• _RECORDED INFORMATION_
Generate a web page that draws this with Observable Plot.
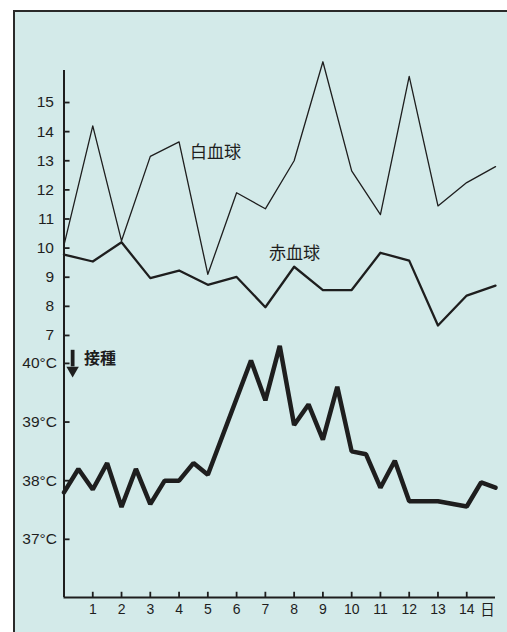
<!DOCTYPE html>
<html><head><meta charset="utf-8">
<script src="https://cdn.jsdelivr.net/npm/d3@7"></script>
<script src="https://cdn.jsdelivr.net/npm/@observablehq/plot@0.6"></script>
<style>
body{margin:0;background:#fff;}
#wrap{position:relative;width:507px;height:632px;overflow:hidden;}
#frame{position:absolute;left:13px;top:10px;width:600px;height:700px;border-left:2px solid #2a2a2a;border-top:2px solid #2a2a2a;background:#d3eae9;}
#chart{position:absolute;left:0;top:0;}
</style></head><body>
<div id="wrap"><div id="frame"></div><div id="chart"></div></div>
<script>
// Days (blood counts, sampled once per day)
const days = [0,1,2,3,4,5,6,7,8,9,10,11,12,13,14,15];
// 白血球 (white blood cells, thousands)
const wbc = [10.1,14.2,10.25,13.15,13.65,9.1,11.9,11.35,13.0,16.4,12.65,11.15,15.9,11.45,12.25,12.8];
// 赤血球 (red blood cells)
const rbc = [9.78,9.54,10.2,8.97,9.23,8.74,9.01,7.97,9.36,8.56,8.56,9.84,9.57,7.34,8.37,8.71];
// Body temperature (measured twice a day)
const tempDays = [0,0.5,1,1.5,2,2.5,3,3.5,4,4.5,5,6.5,7,7.5,8,8.5,9,9.5,10,10.5,11,11.5,12,12.5,13,14,14.5,15];
const temps = [37.8,38.2,37.85,38.3,37.55,38.2,37.6,38.0,38.0,38.3,38.1,40.05,39.37,40.3,38.95,39.3,38.7,39.6,38.5,38.45,37.88,38.34,37.65,37.65,37.65,37.56,37.97,37.88];
// Tick labels
const bloodTicks = [7,8,9,10,11,12,13,14,15];
const tempTicks = [37,38,39,40];
const dayTicks = [1,2,3,4,5,6,7,8,9,10,11,12,13,14];
const dayUnit = "日";
const seriesLabels = ["白血球","赤血球"];
const injectLabel = "接種";

// Temperature shares the vertical axis with the blood scale
const tempToV = t => 6.04 + (t - 40) * 2.014;

const blood = days.map((d,i)=>({day:d, wbc:wbc[i], rbc:rbc[i]}));
const temp = tempDays.map((d,i)=>({day:d, t:temps[i]}));
const ink = "#1e1e1e";
const cjk = "'Noto Sans CJK JP', sans-serif";

const plot = Plot.plot({
  width:507, height:632,
  marginLeft:63.5, marginRight:12, marginTop:70, marginBottom:35,
  x:{domain:[0,15], axis:null},
  y:{domain:[-2,16.1], axis:null},
  style:{background:"transparent", fontFamily:"'Liberation Sans', Arial, sans-serif", color:ink},
  marks:[
    Plot.ruleX([0], {y1:-2, y2:16.1, stroke:ink, strokeWidth:2}),
    Plot.ruleY([-2], {x1:0, x2:15, stroke:ink, strokeWidth:2}),
    Plot.ruleY(bloodTicks, {y:d=>d, x1:0, x2:0.21, stroke:ink, strokeWidth:1.8}),
    Plot.ruleY(tempTicks, {y:d=>tempToV(d), x1:0, x2:0.21, stroke:ink, strokeWidth:1.8}),
    Plot.ruleX(dayTicks, {x:d=>d, y1:-2, y2:-1.82, stroke:ink, strokeWidth:1.8}),
    Plot.text(bloodTicks, {x:0, y:d=>d, text:d=>String(d), textAnchor:"end", dx:-10, fontSize:15.5, fill:ink}),
    Plot.text(tempTicks, {x:0, y:d=>tempToV(d), text:d=>d+"°C", textAnchor:"end", dx:-7, fontSize:15.5, fill:ink}),
    Plot.text(dayTicks, {x:d=>d, y:-2, text:d=>String(d), dy:12.5, fontSize:14, fill:ink}),
    Plot.text([dayUnit], {x:15, y:-2, text:d=>d, dx:-8, dy:12.5, fontSize:14.5, fontFamily:cjk, fill:ink}),
    Plot.line(blood, {x:"day", y:"wbc", stroke:ink, strokeWidth:1.3}),
    Plot.line(blood, {x:"day", y:"rbc", stroke:ink, strokeWidth:2.3}),
    Plot.line(temp, {x:"day", y:d=>tempToV(d.t), stroke:ink, strokeWidth:4.5, strokeLinejoin:"miter"}),
    Plot.text([seriesLabels[0]], {x:5.27, y:13.29, text:d=>d, fontSize:17, fontFamily:cjk, fill:ink}),
    Plot.text([seriesLabels[1]], {x:8.01, y:9.8, text:d=>d, fontSize:17, fontFamily:cjk, fill:ink}),
    Plot.ruleX([0.3], {x:d=>d, y1:6.49, y2:5.92, stroke:ink, strokeWidth:3.8}),
    Plot.dot([0.3], {x:d=>d, y:5.80, symbol:"triangle", rotate:180, r:4.6, fill:ink, stroke:null}),
    Plot.text([injectLabel], {x:1.25, y:6.18, text:d=>d, fontSize:16, fontWeight:"bold", fontFamily:cjk, fill:ink})
  ]
});
document.getElementById("chart").appendChild(plot);
</script>
</body></html>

• _WHAT NEEDS TO BE DONE_
Pictures in the data above should not be copied; transcribe everything else exactly.

• _ANSWER TO THIS EXERCISE_
Generate a web page that draws this with Observable Plot.
<!DOCTYPE html>
<html><head><meta charset="utf-8">
<script src="https://cdn.jsdelivr.net/npm/d3@7"></script>
<script src="https://cdn.jsdelivr.net/npm/@observablehq/plot@0.6"></script>
<style>
body{margin:0;background:#fff;}
#wrap{position:relative;width:507px;height:632px;overflow:hidden;}
#frame{position:absolute;left:13px;top:10px;width:600px;height:700px;border-left:2px solid #2a2a2a;border-top:2px solid #2a2a2a;background:#d3eae9;}
#chart{position:absolute;left:0;top:0;}
</style></head><body>
<div id="wrap"><div id="frame"></div><div id="chart"></div></div>
<script>
// Days (blood counts, sampled once per day)
const days = [0,1,2,3,4,5,6,7,8,9,10,11,12,13,14,15];
// 白血球 (white blood cells, thousands)
const wbc = [10.1,14.2,10.25,13.15,13.65,9.1,11.9,11.35,13.0,16.4,12.65,11.15,15.9,11.45,12.25,12.8];
// 赤血球 (red blood cells)
const rbc = [9.78,9.54,10.2,8.97,9.23,8.74,9.01,7.97,9.36,8.56,8.56,9.84,9.57,7.34,8.37,8.71];
// Body temperature (measured twice a day)
const tempDays = [0,0.5,1,1.5,2,2.5,3,3.5,4,4.5,5,6.5,7,7.5,8,8.5,9,9.5,10,10.5,11,11.5,12,12.5,13,14,14.5,15];
const temps = [37.8,38.2,37.85,38.3,37.55,38.2,37.6,38.0,38.0,38.3,38.1,40.05,39.37,40.3,38.95,39.3,38.7,39.6,38.5,38.45,37.88,38.34,37.65,37.65,37.65,37.56,37.97,37.88];
// Tick labels
const bloodTicks = [7,8,9,10,11,12,13,14,15];
const tempTicks = [37,38,39,40];
const dayTicks = [1,2,3,4,5,6,7,8,9,10,11,12,13,14];
const dayUnit = "日";
const seriesLabels = ["白血球","赤血球"];
const injectLabel = "接種";

// Temperature shares the vertical axis with the blood scale
const tempToV = t => 6.04 + (t - 40) * 2.014;

const blood = days.map((d,i)=>({day:d, wbc:wbc[i], rbc:rbc[i]}));
const temp = tempDays.map((d,i)=>({day:d, t:temps[i]}));
const ink = "#1e1e1e";
const cjk = "'Noto Sans CJK JP', sans-serif";

const plot = Plot.plot({
  width:507, height:632,
  marginLeft:63.5, marginRight:12, marginTop:70, marginBottom:35,
  x:{domain:[0,15], axis:null},
  y:{domain:[-2,16.1], axis:null},
  style:{background:"transparent", fontFamily:"'Liberation Sans', Arial, sans-serif", color:ink},
  marks:[
    Plot.ruleX([0], {y1:-2, y2:16.1, stroke:ink, strokeWidth:2}),
    Plot.ruleY([-2], {x1:0, x2:15, stroke:ink, strokeWidth:2}),
    Plot.ruleY(bloodTicks, {y:d=>d, x1:0, x2:0.21, stroke:ink, strokeWidth:1.8}),
    Plot.ruleY(tempTicks, {y:d=>tempToV(d), x1:0, x2:0.21, stroke:ink, strokeWidth:1.8}),
    Plot.ruleX(dayTicks, {x:d=>d, y1:-2, y2:-1.82, stroke:ink, strokeWidth:1.8}),
    Plot.text(bloodTicks, {x:0, y:d=>d, text:d=>String(d), textAnchor:"end", dx:-10, fontSize:15.5, fill:ink}),
    Plot.text(tempTicks, {x:0, y:d=>tempToV(d), text:d=>d+"°C", textAnchor:"end", dx:-7, fontSize:15.5, fill:ink}),
    Plot.text(dayTicks, {x:d=>d, y:-2, text:d=>String(d), dy:12.5, fontSize:14, fill:ink}),
    Plot.text([dayUnit], {x:15, y:-2, text:d=>d, dx:-8, dy:12.5, fontSize:14.5, fontFamily:cjk, fill:ink}),
    Plot.line(blood, {x:"day", y:"wbc", stroke:ink, strokeWidth:1.3}),
    Plot.line(blood, {x:"day", y:"rbc", stroke:ink, strokeWidth:2.3}),
    Plot.line(temp, {x:"day", y:d=>tempToV(d.t), stroke:ink, strokeWidth:4.5, strokeLinejoin:"miter"}),
    Plot.text([seriesLabels[0]], {x:5.27, y:13.29, text:d=>d, fontSize:17, fontFamily:cjk, fill:ink}),
    Plot.text([seriesLabels[1]], {x:8.01, y:9.8, text:d=>d, fontSize:17, fontFamily:cjk, fill:ink}),
    Plot.ruleX([0.3], {x:d=>d, y1:6.49, y2:5.92, stroke:ink, strokeWidth:3.8}),
    Plot.dot([0.3], {x:d=>d, y:5.80, symbol:"triangle", rotate:180, r:4.6, fill:ink, stroke:null}),
    Plot.text([injectLabel], {x:1.25, y:6.18, text:d=>d, fontSize:16, fontWeight:"bold", fontFamily:cjk, fill:ink})
  ]
});
document.getElementById("chart").appendChild(plot);
</script>
</body></html>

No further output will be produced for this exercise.